The Old One and The Sea (Hardback)The Old One and The Sea by Lex H. Jones
My rating: 4 of 5 stars

When an earthquake thrusts a strange black reef to the surface off the coast of Innsmouth, young Howard Phillips goes to investigate...

My wife and I have been accumulating odd children's books since before our son was conceived and I'm always on the lookout for new takes on the Cthulhu mythos so this was right in my wheelhouse.

The Old One and The Sea recasts Cthulhu as a misunderstood monster. The setup reminds me of Iron Giant or something of that nature. Boy befriends monster and the adults want it dead.

I like what Lex Jones does with HP Lovecraft and Cthulhu here. Cthulhu's like a big dumb dog with godlike powers, befriending little Howard. Howard, a little boy without a father, quickly grows attached, just in time for the adults to come fuck things up.

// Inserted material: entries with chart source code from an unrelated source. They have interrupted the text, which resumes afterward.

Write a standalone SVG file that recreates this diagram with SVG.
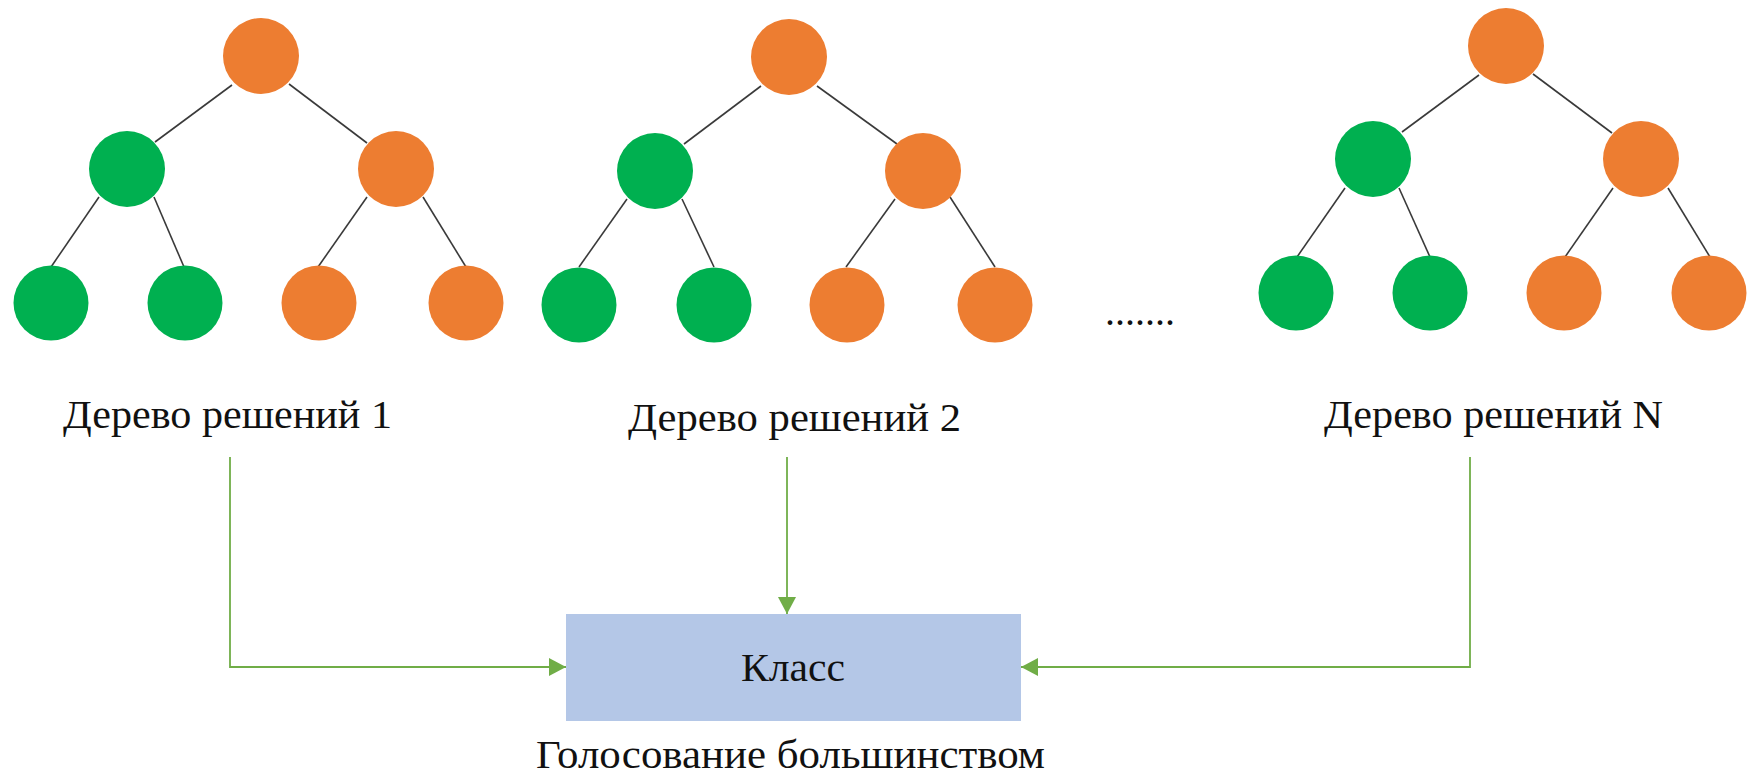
<svg xmlns="http://www.w3.org/2000/svg" width="1747" height="775" viewBox="0 0 1747 775">
<defs>
<style>
.e{stroke:#3a3a3a;stroke-width:1.6;fill:none}
.o{fill:#ED7D31}
.g{fill:#00B050}
.c{stroke:#70AD47;stroke-width:1.8;fill:none}
text{font-family:'Liberation Serif','DejaVu Serif','Noto Serif',serif;font-size:40px;fill:#111}
</style>
<marker id="ah" markerWidth="18" markerHeight="18" refX="17" refY="9" orient="auto" markerUnits="userSpaceOnUse">
<path d="M0,0 L17,9 L0,18 Z" fill="#70AD47"/>
</marker>
</defs>
<rect width="1747" height="775" fill="#fff"/>

<g id="tree1">
<g class="e">
<line x1="232" y1="85" x2="155" y2="142"/>
<line x1="289" y1="84" x2="367" y2="143"/>
<line x1="99" y1="197" x2="51" y2="267"/>
<line x1="154" y1="197" x2="184" y2="267"/>
<line x1="367" y1="197" x2="318" y2="267"/>
<line x1="423" y1="197" x2="466" y2="267"/>
</g>
<circle class="o" cx="261" cy="56" r="38"/>
<circle class="g" cx="127" cy="169" r="38"/>
<circle class="o" cx="396" cy="169" r="38"/>
<circle class="g" cx="51" cy="303" r="37.5"/>
<circle class="g" cx="185" cy="303" r="37.5"/>
<circle class="o" cx="319" cy="303" r="37.5"/>
<circle class="o" cx="466" cy="303" r="37.5"/>
</g>

<g id="tree2">
<g class="e">
<line x1="761" y1="86" x2="684" y2="144"/>
<line x1="817" y1="86" x2="897" y2="144"/>
<line x1="627" y1="199" x2="579" y2="267"/>
<line x1="682" y1="199" x2="714" y2="267"/>
<line x1="895" y1="199" x2="846" y2="267"/>
<line x1="950" y1="197" x2="995" y2="267"/>
</g>
<circle class="o" cx="789" cy="57" r="38"/>
<circle class="g" cx="655" cy="171" r="38"/>
<circle class="o" cx="923" cy="171" r="38"/>
<circle class="g" cx="579" cy="305" r="37.5"/>
<circle class="g" cx="714" cy="305" r="37.5"/>
<circle class="o" cx="847" cy="305" r="37.5"/>
<circle class="o" cx="995" cy="305" r="37.5"/>
</g>

<g id="tree3">
<g class="e">
<line x1="1479" y1="75" x2="1402" y2="132"/>
<line x1="1533" y1="74" x2="1612" y2="133"/>
<line x1="1345" y1="188" x2="1297" y2="257"/>
<line x1="1399" y1="188" x2="1430" y2="257"/>
<line x1="1613" y1="188" x2="1565" y2="257"/>
<line x1="1668" y1="188" x2="1710" y2="257"/>
</g>
<circle class="o" cx="1506" cy="46" r="38"/>
<circle class="g" cx="1373" cy="159" r="38"/>
<circle class="o" cx="1641" cy="159" r="38"/>
<circle class="g" cx="1296" cy="293" r="37.5"/>
<circle class="g" cx="1430" cy="293" r="37.5"/>
<circle class="o" cx="1564" cy="293" r="37.5"/>
<circle class="o" cx="1709" cy="293" r="37.5"/>
</g>

<g id="ellipsis">
<text x="1105" y="325" textLength="70" lengthAdjust="spacing">.......</text>
</g>

<g id="label1"><text font-family="Liberation Serif, DejaVu Serif, serif" x="63" y="428" textLength="329" lengthAdjust="spacingAndGlyphs">Дерево решений 1</text></g>
<g id="label2"><text font-family="Liberation Serif, DejaVu Serif, serif" x="628" y="431" textLength="333" lengthAdjust="spacingAndGlyphs">Дерево решений 2</text></g>
<g id="labelN"><text font-family="Liberation Serif, DejaVu Serif, serif" x="1324" y="428" textLength="339" lengthAdjust="spacingAndGlyphs">Дерево решений N</text></g>

<g id="class-box">
<rect x="566" y="614" width="455" height="107" fill="#B4C7E7"/>
<text font-family="Liberation Serif, DejaVu Serif, serif" x="741" y="681" textLength="104" lengthAdjust="spacingAndGlyphs">Класс</text>
</g>
<g id="vote-label"><text font-family="Liberation Serif, DejaVu Serif, serif" x="536" y="768" textLength="509" lengthAdjust="spacingAndGlyphs">Голосование большинством</text></g>

<g id="connectors">
<path class="c" d="M230,457 V667 H566" marker-end="url(#ah)"/>
<path class="c" d="M787,457 V614" marker-end="url(#ah)"/>
<path class="c" d="M1470,457 V667 H1021" marker-end="url(#ah)"/>
</g>
</svg>
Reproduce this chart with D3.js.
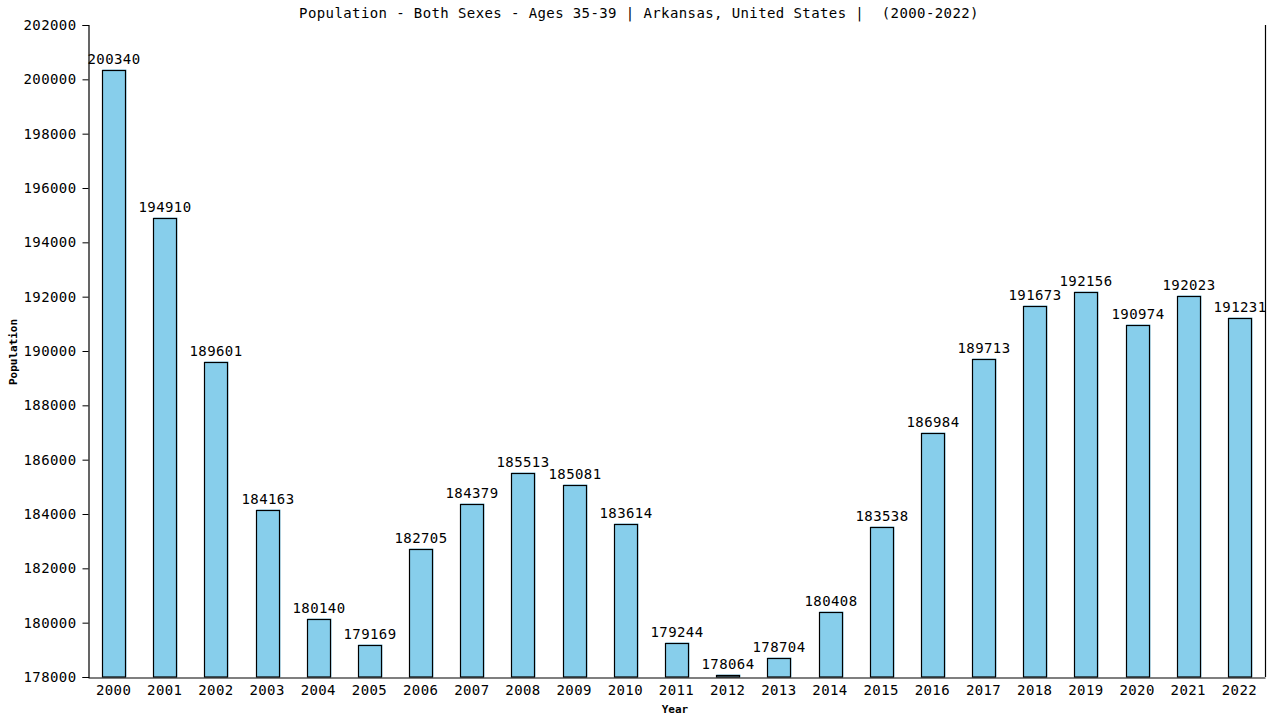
<!DOCTYPE html>
<html>
<head>
<meta charset="utf-8">
<script src="https://cdn.jsdelivr.net/npm/d3@7"></script>
<style>
body { margin:0; background:#fff; }
text { font-family: "DejaVu Sans Mono", monospace; white-space: pre; }
</style>
</head>
<body>
<svg id="chart" width="1280" height="720"></svg>
<script>
const years = ["2000","2001","2002","2003","2004","2005","2006","2007","2008","2009","2010","2011","2012","2013","2014","2015","2016","2017","2018","2019","2020","2021","2022"];
const population = [200340,194910,189601,184163,180140,179169,182705,184379,185513,185081,183614,179244,178064,178704,180408,183538,186984,189713,191673,192156,190974,192023,191231];
const yTicks = [178000,180000,182000,184000,186000,188000,190000,192000,194000,196000,198000,200000,202000];
const title = "Population - Both Sexes - Ages 35-39 | Arkansas, United States |  (2000-2022)";

const FS = 14, LS = 0.4;
const svg = d3.select("#chart");
const mLeft = 88, mRight = 1265, mTop = 25, mBottom = 677;

const x = d3.scaleBand().domain(years).range([mLeft, mRight]).paddingInner(0.55).paddingOuter(0.275);
const y = d3.scaleLinear().domain([178000, 202000]).range([mBottom, mTop]);

// bars
const g = svg.append("g");
years.forEach((yr, i) => {
  const v = population[i];
  const bx = Math.round(x(yr)) + 0.5, bw = Math.round(x.bandwidth());
  const by = Math.round(y(v)) + 0.5;
  g.append("rect").attr("x", bx).attr("y", by - 1).attr("width", bw + 1).attr("height", mBottom - by + 1)
    .attr("fill", "#87CEEB");
  g.append("rect").attr("x", bx).attr("y", by).attr("width", bw).attr("height", mBottom - by)
    .attr("fill", "none").attr("stroke", "#000").attr("stroke-width", 1.2);
  g.append("text").attr("x", bx + bw / 2).attr("y", by - 7).attr("text-anchor", "middle")
    .attr("font-size", FS).attr("letter-spacing", LS).attr("fill", "#000").text(v);
});

// y axis
const yAxis = d3.axisLeft(y).tickValues(yTicks).tickSize(6).tickPadding(6).tickFormat(d3.format("d"));
const ya = svg.append("g").attr("transform", `translate(${mLeft + 0.5},0)`).call(yAxis);
ya.select(".domain").attr("stroke", "#000").attr("stroke-width", 1.2);
ya.selectAll(".tick line").attr("stroke", "#000");
ya.selectAll(".tick text").attr("font-size", FS).attr("letter-spacing", LS).attr("fill", "#000")
  .attr("font-family", "DejaVu Sans Mono, monospace");

// x axis
const xAxis = d3.axisBottom(x).tickSize(0).tickPadding(8);
const xa = svg.append("g").attr("transform", `translate(0,${mBottom + 0.5})`).call(xAxis);
xa.select(".domain").attr("stroke", "#000").attr("stroke-width", 1.2);
xa.selectAll(".tick text").attr("font-size", FS).attr("letter-spacing", LS).attr("fill", "#000")
  .attr("font-family", "DejaVu Sans Mono, monospace");

// right border
svg.append("line").attr("x1", mRight + 0.5).attr("x2", mRight + 0.5).attr("y1", mTop).attr("y2", mBottom)
  .attr("stroke", "#000").attr("stroke-width", 1.2);

// title
svg.append("text").attr("x", 639).attr("y", 18).attr("text-anchor", "middle")
  .attr("font-size", FS).attr("letter-spacing", LS).attr("fill", "#000").text(title);

// axis titles
svg.append("text").attr("x", 675).attr("y", 713).attr("text-anchor", "middle")
  .attr("font-size", 11).attr("font-weight", "bold").attr("fill", "#000").text("Year");
svg.append("text").attr("transform", "translate(17,352) rotate(-90)").attr("text-anchor", "middle")
  .attr("font-size", 11).attr("font-weight", "bold").attr("fill", "#000").text("Population");
</script>
</body>
</html>
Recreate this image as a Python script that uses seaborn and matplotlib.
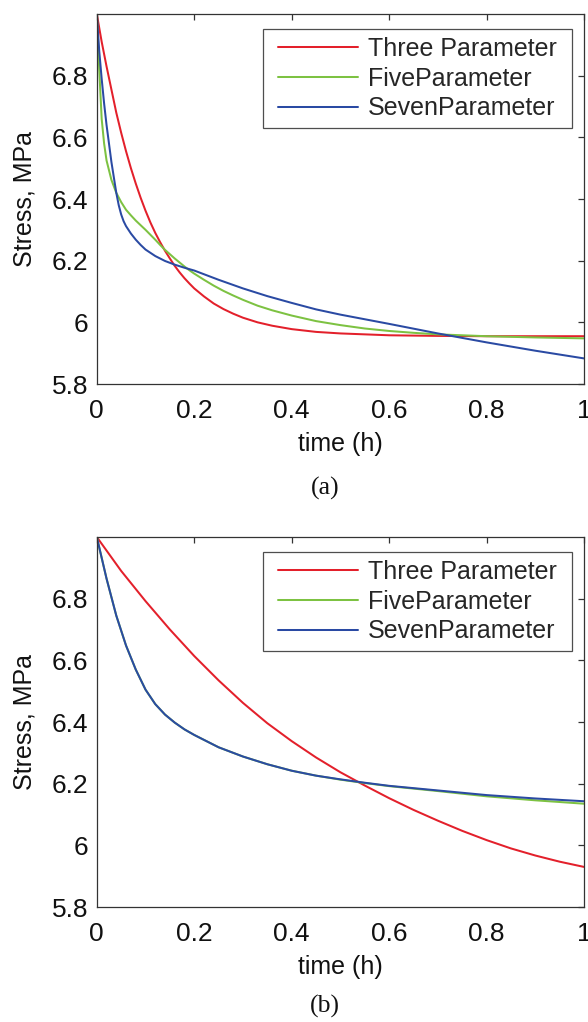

The artwork is cute but not nauseatingly so. There's still a hint of creepiness lurking around the edges. My favorite piece of art is after Cthulhu alters Howard so that they can venture beneath the waves together.

The Old One and The Sea is a charming new take on the Cthulhu mythos. I'll read it to my son when he's older and the stars are right. Four out of five Cyclopean monsters.